- Work instructions
Set the listing down again in full, word for word, with the pictures left out.

- Source excerpt
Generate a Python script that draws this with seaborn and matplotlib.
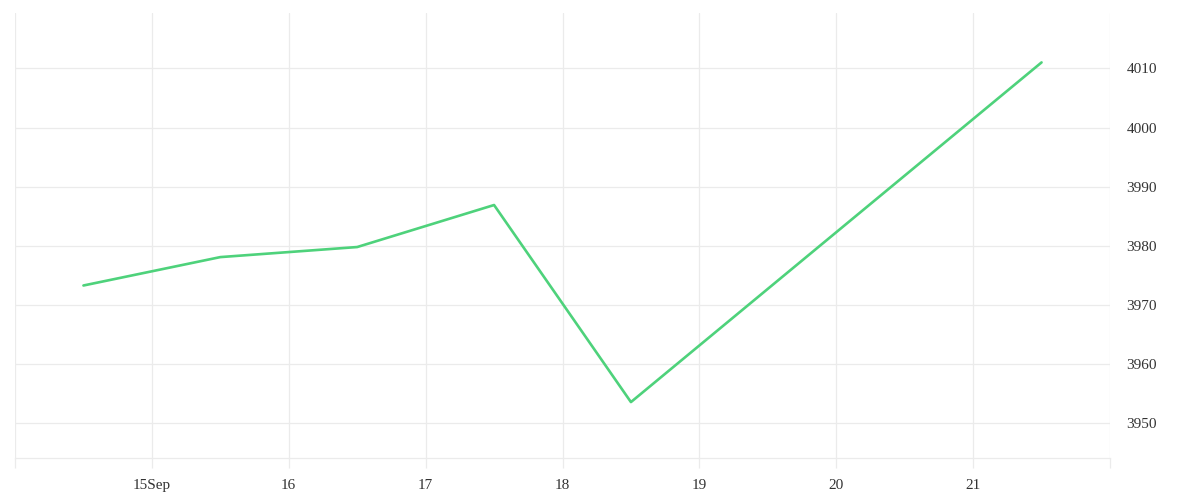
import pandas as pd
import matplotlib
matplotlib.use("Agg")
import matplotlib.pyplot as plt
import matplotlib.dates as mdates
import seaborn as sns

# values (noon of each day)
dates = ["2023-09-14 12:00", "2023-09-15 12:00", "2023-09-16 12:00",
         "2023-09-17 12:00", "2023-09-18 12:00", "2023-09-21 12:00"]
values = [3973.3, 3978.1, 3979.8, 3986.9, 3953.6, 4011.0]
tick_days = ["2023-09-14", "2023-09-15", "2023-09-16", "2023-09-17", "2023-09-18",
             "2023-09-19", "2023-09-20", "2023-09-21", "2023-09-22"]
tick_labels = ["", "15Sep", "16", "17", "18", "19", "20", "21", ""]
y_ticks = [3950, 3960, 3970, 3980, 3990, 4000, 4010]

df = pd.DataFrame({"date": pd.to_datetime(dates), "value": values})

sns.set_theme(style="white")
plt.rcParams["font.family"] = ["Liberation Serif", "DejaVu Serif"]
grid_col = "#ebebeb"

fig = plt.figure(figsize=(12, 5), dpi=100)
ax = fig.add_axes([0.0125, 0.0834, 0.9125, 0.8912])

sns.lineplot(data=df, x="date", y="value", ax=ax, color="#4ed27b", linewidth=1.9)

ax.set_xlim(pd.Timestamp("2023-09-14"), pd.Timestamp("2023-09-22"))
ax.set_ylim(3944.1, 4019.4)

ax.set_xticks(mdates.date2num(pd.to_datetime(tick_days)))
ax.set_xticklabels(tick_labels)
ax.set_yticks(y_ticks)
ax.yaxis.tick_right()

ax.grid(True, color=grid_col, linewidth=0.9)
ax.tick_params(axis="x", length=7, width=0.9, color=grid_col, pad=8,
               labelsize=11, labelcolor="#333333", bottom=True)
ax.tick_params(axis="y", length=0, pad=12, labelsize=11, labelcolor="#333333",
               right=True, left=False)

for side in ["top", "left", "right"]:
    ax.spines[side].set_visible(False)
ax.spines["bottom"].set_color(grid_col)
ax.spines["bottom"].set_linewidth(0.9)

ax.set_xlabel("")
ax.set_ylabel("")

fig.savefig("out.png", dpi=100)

- Response to this task
Generate a Python script that draws this with seaborn and matplotlib.
import pandas as pd
import matplotlib
matplotlib.use("Agg")
import matplotlib.pyplot as plt
import matplotlib.dates as mdates
import seaborn as sns

# values (noon of each day)
dates = ["2023-09-14 12:00", "2023-09-15 12:00", "2023-09-16 12:00",
         "2023-09-17 12:00", "2023-09-18 12:00", "2023-09-21 12:00"]
values = [3973.3, 3978.1, 3979.8, 3986.9, 3953.6, 4011.0]
tick_days = ["2023-09-14", "2023-09-15", "2023-09-16", "2023-09-17", "2023-09-18",
             "2023-09-19", "2023-09-20", "2023-09-21", "2023-09-22"]
tick_labels = ["", "15Sep", "16", "17", "18", "19", "20", "21", ""]
y_ticks = [3950, 3960, 3970, 3980, 3990, 4000, 4010]

df = pd.DataFrame({"date": pd.to_datetime(dates), "value": values})

sns.set_theme(style="white")
plt.rcParams["font.family"] = ["Liberation Serif", "DejaVu Serif"]
grid_col = "#ebebeb"

fig = plt.figure(figsize=(12, 5), dpi=100)
ax = fig.add_axes([0.0125, 0.0834, 0.9125, 0.8912])

sns.lineplot(data=df, x="date", y="value", ax=ax, color="#4ed27b", linewidth=1.9)

ax.set_xlim(pd.Timestamp("2023-09-14"), pd.Timestamp("2023-09-22"))
ax.set_ylim(3944.1, 4019.4)

ax.set_xticks(mdates.date2num(pd.to_datetime(tick_days)))
ax.set_xticklabels(tick_labels)
ax.set_yticks(y_ticks)
ax.yaxis.tick_right()

ax.grid(True, color=grid_col, linewidth=0.9)
ax.tick_params(axis="x", length=7, width=0.9, color=grid_col, pad=8,
               labelsize=11, labelcolor="#333333", bottom=True)
ax.tick_params(axis="y", length=0, pad=12, labelsize=11, labelcolor="#333333",
               right=True, left=False)

for side in ["top", "left", "right"]:
    ax.spines[side].set_visible(False)
ax.spines["bottom"].set_color(grid_col)
ax.spines["bottom"].set_linewidth(0.9)

ax.set_xlabel("")
ax.set_ylabel("")

fig.savefig("out.png", dpi=100)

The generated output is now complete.